Asosiasi Smelter Minta Jokowi Setop Ekspor Mineral Mentah
Jakarta, CNN Indonesia -- Asosiasi Perusahaan Pengolahan dan Pemurnian Mineral Indonesia (AP3I) meminta Presiden Joko Widodo (Jokowi) untuk menghentikan pelonggaran atau relaksasi ekspor mineral dan batubara (minerba) melalui pengambilan keputusan final hari ini, Selasa (10/1) di kantornya
Jonatan Handojo, Wakil Ketua AP3I menekankan, relaksasi ekspor minerba hanya akan membuat pemerintah melanggar ketentuan Undang-Undang (UU) Nomor 4 Tahun 2009 tentang Minerba, yang melarang ekspor mineral mentah sejak 2014 lalu. UU mengamanatkan seluruh perusahaan tambang untuk mendirikan smelter paling lambat lima tahun sejak peraturan tersebut diundangkan.

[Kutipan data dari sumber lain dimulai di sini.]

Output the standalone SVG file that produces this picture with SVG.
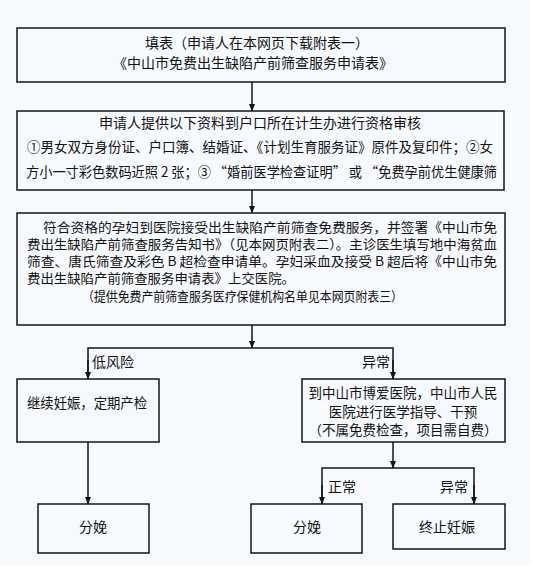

"Kami meminta kepada Presiden RI untuk tetap konsisten menjalankan dan menyelamatkan amanah UU Nomor 4 Tahun 2009 tentang Minerba dari upaya pemberian relaksasi ekspor mineral ore atau bijih," ungkap Jonatan, dikutip Selasa (10/1).
Selain bertentangan dengan UU Nomor 4 Tahun 2009, AP3I menilai, relaksasi ekspor minerba hanya akan membuat negara merugi. Sebab, minat investor asing dalam memberikan suntikan dana diperkirakan akan 'seret' usai pemerintah resmi memberlakukan aturan tersebut.
Relaksasi akan mencerminkan sikap pemerintah Indonesia yang tak konsisten dan terlalu mudah mengubah peraturan. Padahal sebaliknya, dunia usaha sangat membutuhkan aturan yang konsisten untuk menciptakan iklim usaha yang kondusif.
"Relaksasi dapat menimbulkan ketidakpastian bagi investor yang telah menanamkan modalnya di Indonesia serta berpotensi untuk memberikan sentimen negatif ke sektor lainnya, termasuk perbankan Indonesia," imbuh Jonatan.
Di sisi lain, keputusan pemerintah terkait relaksasi akan sangat mempengaruhi indeks harga logam dunia. Pasalnya, gelombang pro dan kontra yang bergulir sejak rencana relaksasi disuarakan oleh pemerintah menimbulkan polemik yang berimbas ke harga logam.
Harga Logam
Bahkan, jelang pengambilan keputusan yang akan diambil oleh Presiden Jokowi di bulan ini, harga logam dunia langsung terkoreksi sejak memasuki tahun 2017. Menurut AP3I, merujuk indeks harga logam di bursa London Metal Exchange (LME), harga nikel terkoreksi sekitar 8,57 persen dari US$11.100 ton pada November-Desember 2016 lalu menjadi US$10.148 ton di awal Januari 2017.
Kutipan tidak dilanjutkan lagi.